Ya bastante grave es que se pretenda modificar por decreto el Código Civil y Comercial, una ley monumental de reciente sanción, cuya elaboración llevó años de trabajo a decenas de los más prestigiosos juristas del país. Cosa que, por cierto, se intenta a través de un decreto cuya autoría intelectual es ignorada incluso por los propios miembros del gabinete de gobierno.
Acaso lo más grave, lo más subversivo, sea la ostensible intención de asumir la suma del poder público, dejando de lado al Congreso y rompiendo así la división y el balance entre los poderes del gobierno.
Podrá parecer extraño que se adjudique el nombre de "revolución" al proceso político en ciernes. Existe algo en el imaginario colectivo que asocia esa palabra al progreso, y de hecho, hubo revoluciones progresistas en nuestra historia, como la de Mayo de 1810, o la llamada Revolución del Parque.
Pero la verdad es que existen antecedentes de gobiernos retardatarios que usaron esa denominación, como la llamada "revolución libertadora" de 1955, o la "revolución argentina" de 1966. La última revolución retrógrada fue la dictadura de 1976/1983, que al igual que el actual gobierno -con su DNU y su "ley ómnibus"- supeditó la vigencia de la Constitución al llamado "estatuto" que contenía los objetivos políticos y económicos de ese movimiento sedicioso.
No pueden caber dudas, por otra parte, de que el actual gobierno propone una agenda retrógrada. Aunque su discurso histórico suela pecar de imprecisión, ha expresado con claridad que su modelo es la Argentina del siglo XIX, a partir de la organización constitucional de 1853. Un país en el que las mujeres carecían de derechos civiles y políticos, los pueblos originarios eran exterminados en un abierto genocidio, y las elecciones se ganaban por fraude; donde se promovía la inmigración con un claro sesgo racista, y donde la elite dominante se ufanaba de que el país era "parte integrante del Imperio Británico", esto es, una colonia.

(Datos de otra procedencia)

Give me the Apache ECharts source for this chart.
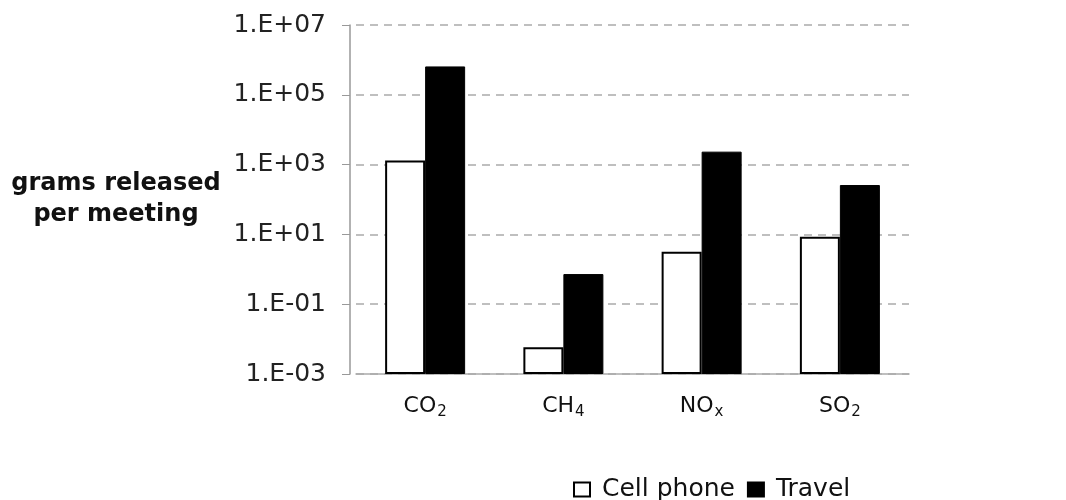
<!DOCTYPE html>
<html>
<head>
<meta charset="utf-8">
<script src="https://cdn.jsdelivr.net/npm/echarts@6/dist/echarts.min.js"></script>
<style>html,body{margin:0;padding:0;background:#fff}#c{width:1066px;height:500px}</style>
</head>
<body>
<div id="c"></div>
<script>
const categories = ['{n|CO}{s|2}', '{n|CH}{s|4}', '{n|NO}{s|x}', '{n|SO}{s|2}'];
const cellPhone = [1300, 0.0058, 3.2, 8.6];
const travel = [650000, 0.73, 2350, 260];
const yTicks = [1e-3, 1e-1, 1e1, 1e3, 1e5, 1e7];

function fmt(v) {
  const e = Math.round(Math.log10(v));
  return '1.E' + (e < 0 ? '-' : '+') + String(Math.abs(e)).padStart(2, '0');
}

const chart = echarts.init(document.getElementById('c'));
chart.setOption({
  animation: false,
  backgroundColor: '#fff',
  textStyle: { fontFamily: 'DejaVu Sans' },
  grid: { left: 356, right: 157, top: 25, bottom: 126 },
  legend: {
    left: 568, top: 472,
    itemWidth: 16, itemHeight: 14, itemGap: 12,
    icon: 'rect',
    textStyle: { fontFamily: 'DejaVu Sans', fontSize: 25, color: '#111', padding: [0, 0, 0, 7] },
    data: ['Cell phone', 'Travel']
  },
  xAxis: {
    type: 'category',
    data: categories,
    axisLine: { lineStyle: { color: '#aaa', width: 1.5 } },
    axisTick: { show: false },
    axisLabel: {
      margin: 20,
      rich: {
        n: { fontFamily: 'DejaVu Sans', fontSize: 22, color: '#111', lineHeight: 24 },
        s: { fontFamily: 'DejaVu Sans', fontSize: 15, color: '#111', lineHeight: 24, padding: [12, 0, 0, 1] }
      }
    }
  },
  yAxis: {
    type: 'log',
    logBase: 10,
    min: yTicks[0],
    max: yTicks[yTicks.length - 1],
    startValue: yTicks[0],
    interval: 2,
    offset: 6,
    name: 'grams released\nper meeting',
    nameLocation: 'middle',
    nameRotate: 0,
    nameGap: 234,
    nameTextStyle: { fontFamily: 'DejaVu Sans', fontWeight: 'bold', fontSize: 24, color: '#111', align: 'center', verticalAlign: 'middle', lineHeight: 31 },
    axisLine: { show: true, lineStyle: { color: '#999', width: 1.5 } },
    axisTick: { show: true, length: 8, lineStyle: { color: '#999' } },
    axisLabel: { formatter: fmt, fontFamily: 'DejaVu Sans', fontSize: 25, color: '#222', margin: 24 },
    splitLine: { show: true, lineStyle: { color: '#aaa', width: 1.5, type: [8, 6] } },
    minorTick: { show: false }
  },
  series: [
    {
      name: 'Cell phone', type: 'bar', data: cellPhone,
      barWidth: 40, barGap: '0%',
      itemStyle: { color: '#fff', borderColor: '#000', borderWidth: 2 }
    },
    {
      name: 'Travel', type: 'bar', data: travel,
      barWidth: 40,
      itemStyle: { color: '#000', borderColor: '#000', borderWidth: 1 }
    }
  ]
});
</script>
</body>
</html>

Es parte de la misma actitud rupturista que, en su primer viaje al exterior, el presidente se haya dirigido a los líderes económicos y políticos del mundo en tono admonitorio, acusándolos de estar llevando el planeta al socialismo y la pobreza. Una afirmación cuando menos discutible, como tantas otras, basadas en fuentes incomprobables, cuando no en invocaciones místicas a unas supuestas "fuerzas del cielo".

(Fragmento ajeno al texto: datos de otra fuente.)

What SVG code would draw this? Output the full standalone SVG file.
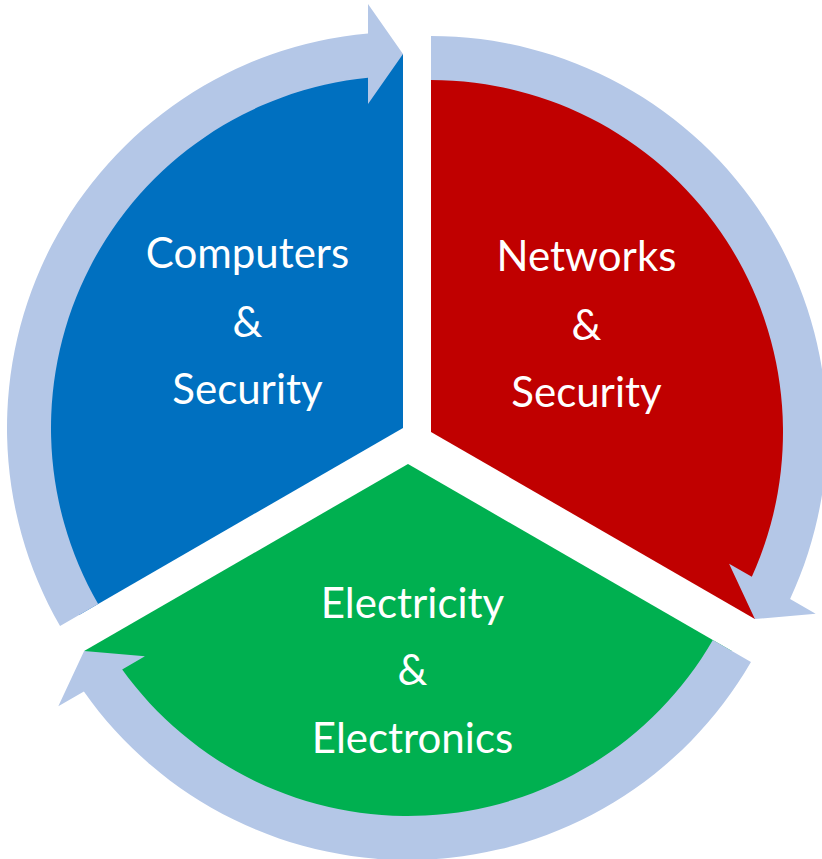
<svg xmlns="http://www.w3.org/2000/svg" width="822" height="859" viewBox="0 0 822 859">
<style>
.lbl{font-family:Lato,"Open Sans","Liberation Sans",sans-serif;font-size:42px;fill:#ffffff;text-anchor:middle}
.ring{fill:#B4C7E7}
</style>
<rect width="822" height="859" fill="#ffffff"/>
<g id="node-computers">
<path d="M403,428 L79.12,615 A374,374 0 0 1 403,54 Z" fill="#0070C0"/>
<text class="lbl" x="247.5" y="268">Computers</text>
<text class="lbl" x="247.5" y="337">&amp;</text>
<text class="lbl" x="247.5" y="404">Security</text>
</g>
<g id="node-networks">
<path d="M431,432 L431,58 A374,374 0 0 1 754.88,619 Z" fill="#C00000"/>
<text class="lbl" x="586.5" y="271">Networks</text>
<text class="lbl" x="586.5" y="340">&amp;</text>
<text class="lbl" x="586.5" y="407">Security</text>
</g>
<g id="node-electricity">
<path d="M408,464 L731.88,651 A374,374 0 0 1 84.12,651 Z" fill="#00B050"/>
<text class="lbl" x="412.5" y="618">Electricity</text>
<text class="lbl" x="412.5" y="685">&amp;</text>
<text class="lbl" x="412.5" y="753">Electronics</text>
</g>
<g id="connectors">
<path class="ring" d="M60.05,626 A396,396 0 0 1 368,33.55 L368,4 L403,54 L368,104 L368,77.74 A352,352 0 0 0 98.16,604 Z"/>
<path class="ring" d="M431,36 A396,396 0 0 1 790.10,598.92 L815.68,613.69 L754.88,619 L729.08,563.69 L751.83,576.82 A352,352 0 0 0 431,80 Z"/>
<path class="ring" d="M750.95,662 A396,396 0 0 1 83.90,691.54 L58.32,706.31 L84.12,651 L144.92,656.31 L122.17,669.44 A352,352 0 0 0 712.84,640 Z"/>
</g>
</svg>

Esa visión claramente sesgada por lo ideológico no sólo lleva a palmarios errores históricos -como decir que a comienzos del siglo XX Argentina era el país más rico del mundo- sino también a interpretaciones delirantes del momento presente. Decir, por ejemplo, que en el momento actual y gracias al capitalismo se está viviendo un período inusitado de paz en el mundo, cuando hay dos guerras de alta intensidad en Europa y Medio Oriente, que amenazan con escalar a conflictos regionales, le quita toda seriedad al planteo. Para no hablar de la falta de respeto a los pueblos víctimas de esas tragedias.
Así las cosas, no pueden caber dudas de que el actual gobierno propone un quiebre radical al orden constitucional, sin molestarse en impulsar el proceso de reforma previsto en la propia Carta Magna. Una situación de gravedad extrema, ante la cual, no se comprende el silencio cómplice de los constitucionalistas que, salvo contadas excepciones, siguen sin pronunciarse ante estos atropellos.
Los intelectuales, los actores políticos -en particular, los legisladores que no sólo han sido calumniados, sino que corren riesgo de emasculación- y los ciudadanos en general deben tomar conciencia del carácter extremista del gobierno de turno, para decidir si quieren formar parte de semejante aventura política. Porque como bien se dice desde el poder, no hay aquí lugar para medias tintas: o se está a favor o se está en contra.